Après sept mois de négociations, un contrat portant sur trois ans est signé par l’entremise de Karl Messerli, pour qui la confiance est le pilier de cet accord : « Concordia pouvait me garantir que Kim et Pak seraient non seulement formés selon les standards européens, mais qu’ils pourraient jouer lors des matchs. » Ainsi, depuis trois mois, les deux jeunes hommes, qui ne parlent pas anglais, vivent dans un appartement bâlois situé non loin du Parc Saint-Jacques, le plus grand stade de Suisse allemande.
Une belle technique
« Humainement, ils se sont très vite intégrés dans l’équipe, malgré la barrière de la langue. Sportivement, ils possèdent la qualité technique et la vivacité des joueurs asiatiques. La difficulté vient du plan tactique. Mais ce n’est qu’une question de temps, car ils sont arrivés en cours de saison », estime Michel Kohler, l’entraîneur des « Congelis ». Pour les guider dans leur vie quotidienne rhénane, Karl Messerli est aux petits soins et son épouse leur dispense des cours d’allemand.

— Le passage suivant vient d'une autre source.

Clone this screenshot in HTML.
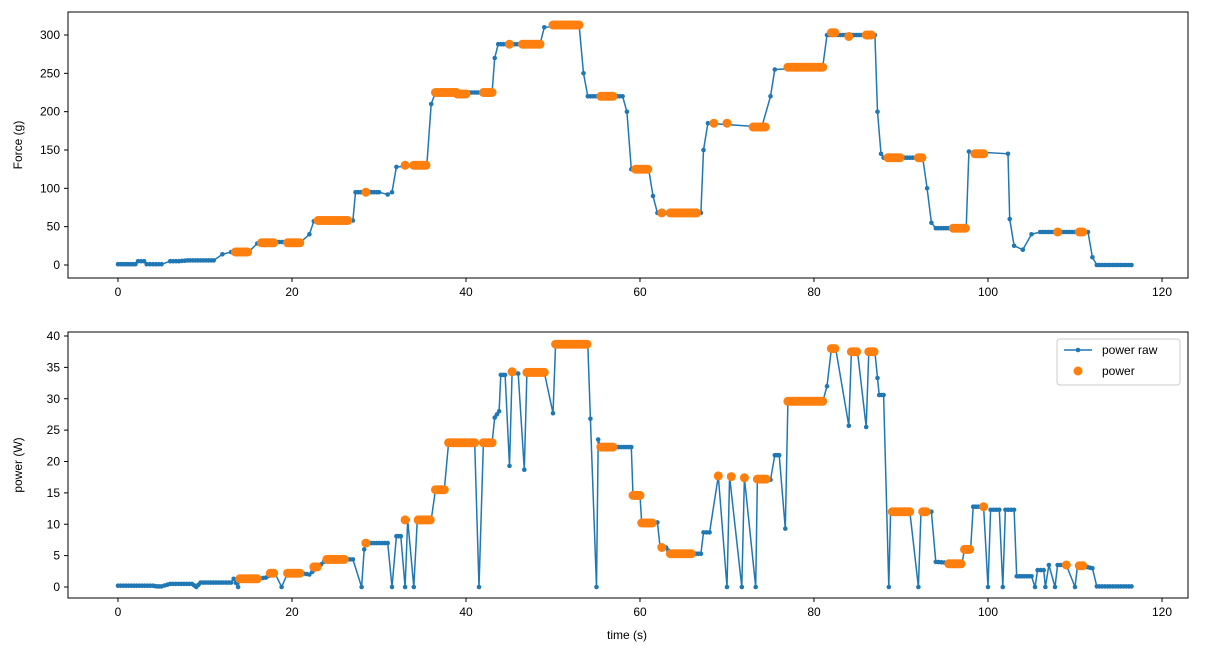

Sans compter O Il-son, à la fois traducteur, mentor, cuisinier et représentant officiel. Il se rend régulièrement, avec ses poulains, à l’ambassade nord-coréenne de Berne, note-t-il. Au sortir du match – remporté par Concordia –, Kim Kuk-jin, qui a débuté le foot à l’âge de 7 ans, se déclare heureux d’être en Suisse, « un pays magnifique », et dit adorer les spaghettis. Son coéquipier, Pak Chol-ryong, opine du chef, avant de s’engouffrer dans le bus qui les ramène à Bâle.
Les frais des deux sportifs (formation, appartement, salaire, cours, etc.) sont entièrement pris en charge. Un troisième compatriote doit bientôt les rejoindre. Un investissement certes coûteux pour les responsables rhénans, qui s’apparente à un risque entrepreneurial. Car miser sur cette nation « en voie de développement footballistique » est un pari commercial, audacieux, qui pourrait s’avérer fructueux si d’aventure le pays, 112e au classement de la FIFA, parvenait à décrocher son ticket pour l’Afrique du Sud en 2010.
Un scénario qui permettrait à Concordia de monnayer le transfert de ses joueurs. En attendant la prochaine Coupe du monde, tous se veulent zen. « Nous traitons Pak et Kim comme n’importe lesquels de nos joueurs », assure Michel Kohler. Reste que les deux jeunes gens ne sont certainement pas exempts d’une certaine pression. Car si le secrétaire général du Parti ouvrier coréen adule ce sport d’équipe par excellence, il peut aussi se montrer impitoyable lorsque les performances le déçoivent. Ainsi, en 1994, les joueurs qui n’étaient pas parvenus à se qualifier contre la Corée du Sud et le Japon se raient restés sur la touche durant une décennie.